Как будет показано ниже, практически все названные предметы повседневного обихода (одежда, еда, напитки) были знаками-функциями (терминология Ролана Барта). Их выбор диктовался как физиологическими потребностями человека, так и их семантическим статусом – они одновременно и удовлетворяли эти потребности, и заключали в себе некоторый дополнительный смысл [280] . Важно подчеркнуть здесь, что смысловая коннотация может быть связана не только со знаками языка, но и с предметами повседневного обихода. Такая смысловая коннотация латентна: она лишь подразумевается, но может быть актуализирована в любой исторический момент. Для украинофилов такими знаками-функциями были одежда, еда, усы, а порой и само человеческое тело. Эти знаки-функции мы и попытаемся здесь проанализировать, уделяя особое внимание их смысловым коннотациям, но также иногда и их функциональному назначению [281] .
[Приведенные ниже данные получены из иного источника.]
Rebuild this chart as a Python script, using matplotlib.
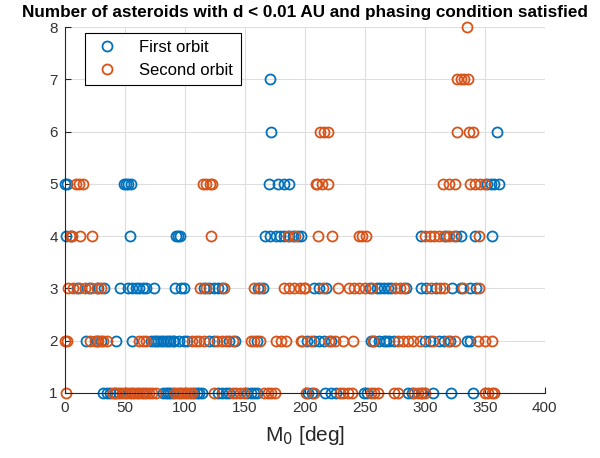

Для украинских патриотов 1860-1890-х годов одежда не только обозначала пол, возраст, занятия и положение человека в социальной иерархии. Тело для них (так же, как, возможно, и для нас) обладало эстетическими и нравственными качествами, но именно костюм определял общее впечатление, производимое внешностью человека на окружающих. Очевидно, что в конкретных исторических условиях одежда, а также в известной степени и образ жизни украинофилов были частью единого коммуникативного кода или, если использовать терминологию Ю. Лотмана, вторичной моделирующей системы [282] . Этот тезис прекрасно иллюстрируется на примере самосознания членов украинских громад. В своей одежде они искусно заимствовали отдельные элементы народного (псевдонародного, казацкого) костюма, которые служили как для выражения их партийной принадлежности, так и для придания большей выразительности представлениям о том, в каком направлении должно двигаться украинское общество. Чрезвычайно показателен в этом отношении монолог студента Павла Радюка из романа Ивана Нечуя-Левицького [283] «Хмары» («Облака», 1874):
Мы, отец, носим крестьянскую свиту потому, что мы народники, мы на стороне народа, мы – националы! Нося свиту, мы выступаем против деспотизма, угнетающего нашу литературу, нашу жизнь. Мы протестуем против деспотизма любого рода и встаем на сторону нашего народа, защищая его от помещиков – больше того, от помещиков-иностранцев, от влияния чужих языков, чужой религии, от влияния всех чертей и бесов и недругов, посмевших посягнуть на наше добро и на наш народ [284] .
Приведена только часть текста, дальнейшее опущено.